1月27日の田原総一郎さんの「朝まで生テレビ!」で、香山リカ氏と橋下徹大阪市長の間で次のようなやり取りがあったという。
「もし先生たちがみなさん起立して大きな声で歌うようになったらね、本当に犯罪率が下がるんでしょうか。そこの因果関係は、どうやってエビデンスを証明するんでしょうか」。橋下氏の回答は、ルールを守ることを徹底させるという方針だ。香山氏は、それは効果がないと海外でも証明されていると述べた。
(http://www.tanteifile.com/watch/2012/01/28_01/index.html)
香山氏の、ルールを守ることを徹底することは「効果がないと海外でも証明されている」という発言には異議がある。英国でこの1月から教育水準局Ofstedのトップである主任視学官となった人物は、ルールを守る、規律を守ることで、奇跡的に学校を立て直した人物だ(参照:英国では左と見られ、教師に最も読まれている新聞ガーディアン
http://www.guardian.co.uk/education/2011/oct/14/michael-wilshaw-new-ofsted-chief)

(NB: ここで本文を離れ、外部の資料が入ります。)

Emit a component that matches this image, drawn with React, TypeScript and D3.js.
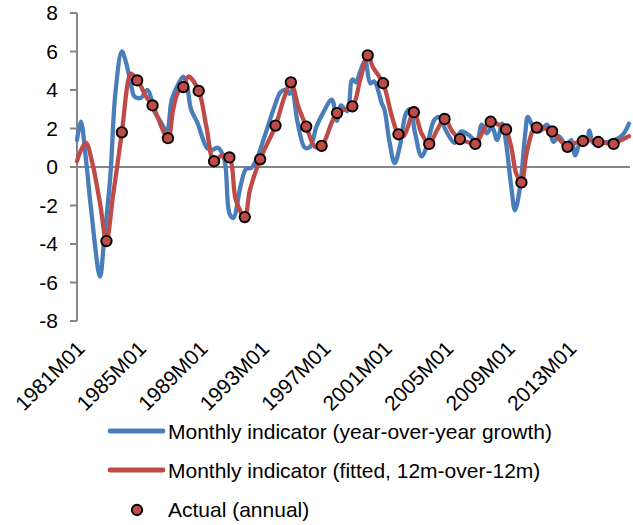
import React from "react";
import * as d3 from "d3";

// Monthly indicator (year-over-year growth) – values read at selected months
const blueDates = ["1981M01","1981M04","1981M08","1981M12","1982M07","1982M10","1983M03","1983M07","1983M12","1984M03","1984M07","1984M10","1985M03","1985M08","1986M02","1986M05","1986M11","1987M03","1987M08","1987M12","1988M03","1988M06","1988M11","1989M07","1989M11","1990M03","1990M08","1990M12","1991M03","1991M09","1992M01","1992M05","1992M09","1993M02","1993M06","1993M11","1994M04","1994M08","1994M11","1995M01","1995M05","1995M11","1996M03","1996M08","1997M01","1997M08","1997M12","1998M03","1998M08","1998M12","1999M03","1999M06","1999M10","2000M02","2000M05","2000M11","2001M01","2001M05","2001M09","2002M01","2002M06","2002M09","2003M01","2003M06","2003M10","2004M04","2004M08","2005M01","2005M08","2006M01","2006M08","2007M01","2007M05","2007M09","2008M01","2008M05","2008M09","2008M12","2009M04","2009M07","2009M11","2010M03","2010M05","2010M09","2011M02","2011M08","2012M01","2012M05","2012M11","2013M03","2013M06","2013M10","2014M03","2014M05","2014M08","2015M01","2015M08","2016M01","2016M06","2016M09","2016M12"];
const blueValues = [1.4,2.35,0.4,-2.2,-5.7,-3.9,-0.5,3.85,6.0,5.5,4.35,3.65,3.6,4.0,2.8,2.5,1.9,3.5,4.3,4.7,4.2,3.0,2.3,0.95,0.9,1.0,0.4,-2.4,-2.65,-0.9,-0.1,-0.05,0.35,1.3,2.1,3.1,3.9,4.0,3.8,4.0,2.4,1.0,1.05,2.1,2.8,3.5,2.4,3.2,2.9,4.55,4.4,4.95,5.5,4.35,4.45,3.3,3.0,1.3,0.2,1.05,2.8,3.0,1.75,0.55,1.05,2.45,2.6,1.9,1.25,1.85,1.6,1.25,2.2,1.75,2.1,1.4,2.25,1.25,-1.0,-2.25,-1.0,1.75,2.6,2.1,1.85,2.2,1.3,1.6,1.15,1.4,0.6,1.25,1.25,1.9,1.25,1.3,1.3,1.4,1.6,1.85,2.25];

// Monthly indicator (fitted, 12m-over-12m)
const redDates = ["1981M01","1981M04","1981M08","1982M01","1982M07","1982M12","1983M05","1983M12","1984M05","1984M07","1984M12","1985M07","1985M12","1986M12","1987M04","1987M08","1987M12","1988M04","1988M12","1989M06","1989M12","1990M06","1990M12","1991M05","1991M12","1992M04","1992M12","1993M12","1994M07","1994M12","1995M06","1995M12","1996M07","1996M12","1997M12","1998M12","1999M06","1999M12","2000M04","2000M12","2001M07","2001M12","2002M04","2002M12","2003M06","2003M12","2004M06","2004M12","2005M06","2005M12","2006M06","2006M12","2007M06","2007M12","2008M06","2008M12","2009M04","2009M08","2009M12","2010M04","2010M09","2010M12","2011M06","2011M12","2012M06","2012M12","2013M06","2013M12","2014M06","2014M12","2015M06","2015M12","2016M06","2016M12"];
const redValues = [0.3,0.85,1.25,0.2,-1.9,-3.85,-1.55,1.8,4.5,4.85,4.55,3.65,3.2,1.5,2.95,3.9,4.15,4.7,3.95,2.1,0.3,0.6,0.5,-1.7,-2.6,-1.2,0.4,2.15,3.65,4.4,3.1,2.1,1.05,1.1,2.8,3.15,4.5,5.8,5.2,4.35,2.6,1.7,1.6,2.85,1.75,1.2,1.9,2.5,1.85,1.45,1.3,1.2,1.85,2.4,2.2,1.9,1.05,-0.35,-0.8,0.7,1.9,2.05,2.0,1.85,1.4,1.05,1.25,1.35,1.4,1.3,1.25,1.2,1.4,1.6];

// Actual (annual), plotted at December of each year
const annualYears = d3.range(1982, 2016);
const annualValues = [-3.85,1.8,4.5,3.2,1.5,4.15,3.95,0.3,0.5,-2.6,0.4,2.15,4.4,2.1,1.1,2.8,3.15,5.8,4.35,1.7,2.85,1.2,2.5,1.45,1.2,2.35,1.95,-0.8,2.05,1.85,1.05,1.35,1.3,1.2];

const xTickLabels = ["1981M01","1985M01","1989M01","1993M01","1997M01","2001M01","2005M01","2009M01","2013M01"];
const yTicks = [-8,-6,-4,-2,0,2,4,6,8];
const legendLabels = [
  "Monthly indicator (year-over-year growth)",
  "Monthly indicator (fitted, 12m-over-12m)",
  "Actual (annual)",
];

const W = 633, H = 525;
const FONT = "'Liberation Sans', Arial, sans-serif";
const BLUE = "#4A7EBB";
const RED = "#BE4B48";
const AXIS = "#868686";

const monthIndex = (s: string) => {
  const y = +s.slice(0, 4);
  const m = +s.slice(5, 7);
  return (y - 1981) * 12 + (m - 1);
};

export default function App() {
  const x = d3.scaleLinear().domain([0, 431]).range([77, 629]);
  const y = d3.scaleLinear().domain([-8, 8]).range([321, 13]);
  const line = d3
    .line<[number, number]>()
    .x((d) => x(d[0]))
    .y((d) => y(d[1]))
    .curve(d3.curveCatmullRom.alpha(0.5));
  const blue: [number, number][] = blueDates.map((d, i) => [monthIndex(d), blueValues[i]]);
  const red: [number, number][] = redDates.map((d, i) => [monthIndex(d), redValues[i]]);
  const dots = annualYears.map((yr, i) => ({ m: monthIndex(`${yr}M12`), v: annualValues[i] }));

  return (
    <div style={{ position: "absolute", left: 0, top: 0 }}>
      <svg width={W} height={H} style={{ display: "block", background: "#fff" }} fontFamily={FONT}>
        {/* y axis */}
        <line x1={x(0)} x2={x(0)} y1={y(8)} y2={y(-8)} stroke={AXIS} strokeWidth={2} />
        {yTicks.map((t) => (
          <g key={t}>
            <line x1={x(0) - 7} x2={x(0)} y1={y(t)} y2={y(t)} stroke={AXIS} strokeWidth={2} />
            <text x={58} y={y(t) + 7} textAnchor="end" fontSize={21} fill="#000">
              {t}
            </text>
          </g>
        ))}
        {/* zero line (category axis) */}
        <line x1={x(0)} x2={630} y1={y(0)} y2={y(0)} stroke={AXIS} strokeWidth={2} />
        {/* x labels */}
        {xTickLabels.map((lab) => {
          const px = x(monthIndex(lab));
          return (
            <text
              key={lab}
              transform={`translate(${px + 9},350) rotate(-45)`}
              textAnchor="end"
              fontSize={21}
              fill="#000"
            >
              {lab}
            </text>
          );
        })}
        {/* series */}
        <path d={line(blue) || ""} fill="none" stroke={BLUE} strokeWidth={4.3} strokeLinejoin="round" strokeLinecap="round" />
        <path d={line(red) || ""} fill="none" stroke={RED} strokeWidth={4.3} strokeLinejoin="round" strokeLinecap="round" />
        {dots.map((d, i) => (
          <circle key={i} cx={x(d.m)} cy={y(d.v)} r={5.2} fill={RED} stroke="#000" strokeWidth={1.9} />
        ))}
        {/* legend */}
        <line x1={110} x2={163} y1={431} y2={431} stroke={BLUE} strokeWidth={4.8} strokeLinecap="round" />
        <text x={168} y={438.5} fontSize={21} fill="#000">{legendLabels[0]}</text>
        <line x1={110} x2={163} y1={470} y2={470} stroke={RED} strokeWidth={4.8} strokeLinecap="round" />
        <text x={168} y={477.5} fontSize={21} fill="#000">{legendLabels[1]}</text>
        <circle cx={137} cy={510} r={5.2} fill={RED} stroke="#000" strokeWidth={1.9} />
        <text x={168} y={517} fontSize={21} fill="#000">{legendLabels[2]}</text>
      </svg>
    </div>
  );
}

私は、実際この学校を訪れ、この人の話を直接聞いたことがある。「ルールを守る」ことはこの学校の教育の柱である。
一方、英国ではリベラルで知られる自由民主党の地方議員が前政権を担当した労働党の施政の問題は「権威への敬意の喪失」だと指摘(サンデータイムズ紙2012年1月8日、News Review p3)したが、同感だと思った。この下で育てられた若者が犯罪を重ねているとも指摘している。これは決して権威に服従せよということではない。労働党政権があまりにも個人の権利を尊重し、その結果、学校や社会の中の「秩序」が失われてしまったことを指している。
教育の場ではルールを守り、秩序を守ることは重要だと思う。ただし、日本では、「ルール」が形骸化し、独り歩きし、それが目的になってしまう傾向があることにはくれぐれも注意しなければならないだろう。「ルール」はあくまでも児童生徒を育む一つの手段に過ぎないからだ。